萧烬沉默片刻,忽然冷笑:“刘启山在向太后求救。或者……在交易。”
“交易什么?”
“不知道。”萧烬走到案前,手指在京城地图上移动,“但刘启山手里一定有太后想要的东西,或者……太后害怕的东西。”
就在这时,书房门被急促敲响。
“进来。”
一个玄甲卫匆匆而入,单膝跪地:“王爷,陆司正那边有情况。”
萧烬心头一紧:“说。”
“半个时辰前,太医院院判陈永年带着两个太医,以‘奉命探视’为由,硬闯法证司,要见陆司正。”玄甲卫语速很快,“林青按陆司正的吩咐,将他们挡在外间。陈永年坚持要诊脉,说奉太后懿旨,必须确认陆司正病情。”
“然后呢?”
“陆司正让他们进去了。”玄甲卫抬头,“但只让陈永年一人进内室。现在……已经两刻钟了,还没出来。”
萧烬和顾临风对视一眼,都看到了对方眼中的担忧。
陈永年,太医院院判,玄诚道人的弟子,丹药配方的可能掌握者。他为什么要在这个时候,非要见陆清然?
法证司,内室。
陆清然靠坐在榻上,身上盖着薄被,脸色苍白,呼吸轻浅,真是一副重病模样。陈永年坐在榻边的矮凳上,手指搭在她的腕脉上,闭目诊脉。
室内很安静,只有更漏滴答。
良久,陈永年收回手,缓缓睁开眼睛:“陆司正这脉象……确是心血耗损过甚。但依下官看,还不至于要闭门静养百日。”
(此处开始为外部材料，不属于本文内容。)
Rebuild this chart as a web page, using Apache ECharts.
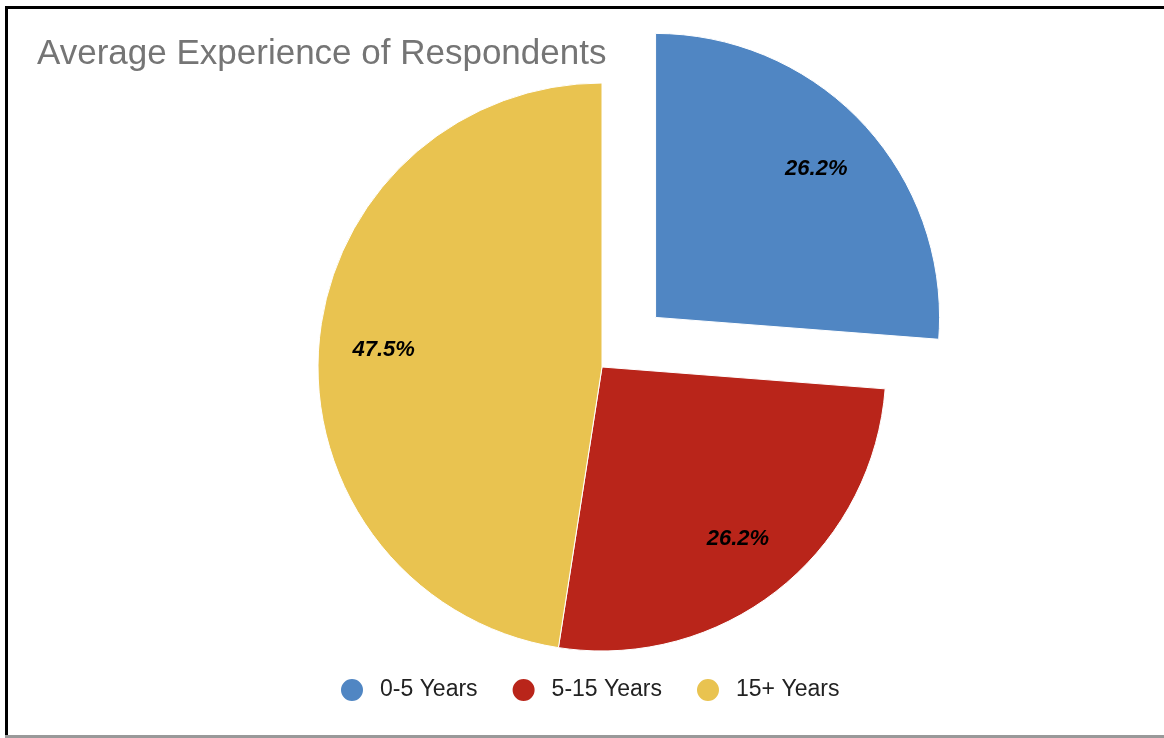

陆清然虚弱地笑了笑:“陈院判医术高明。其实我自己也知道,主要是前些日子验了几桩旧案,劳心劳力,歇几日就好。”
“旧案?”陈永年目光微闪,“不知是什么旧案,能让陆司正如此耗神?”
“都是些陈年积案。”陆清然轻咳两声,“有一桩显德二十一年的,西北军中药材失窃案,卷宗残缺,验起来颇费功夫。”
陈永年的手指微不可察地颤动了一下。
“显德二十一年……那么久远的案子,陆司正何必如此认真?”
“职责所在。”陆清然看着他,眼神清澈,“陈院判在太医院多年,想必也验过不少疑难杂症。有些病,时间久了,症状就深了,但病根还在。不挖出来,迟早还会发作。”
陈永年沉默了。他盯着陆清然,似乎想从她脸上看出些什么。但陆清然的表情太平静,太自然,就像真的只是在讨论医案。
“陆司正说得对。”许久,陈永年才开口,“病根不除,终是隐患。不过……有些病根埋得太深,挖出来,可能会伤及无辜。”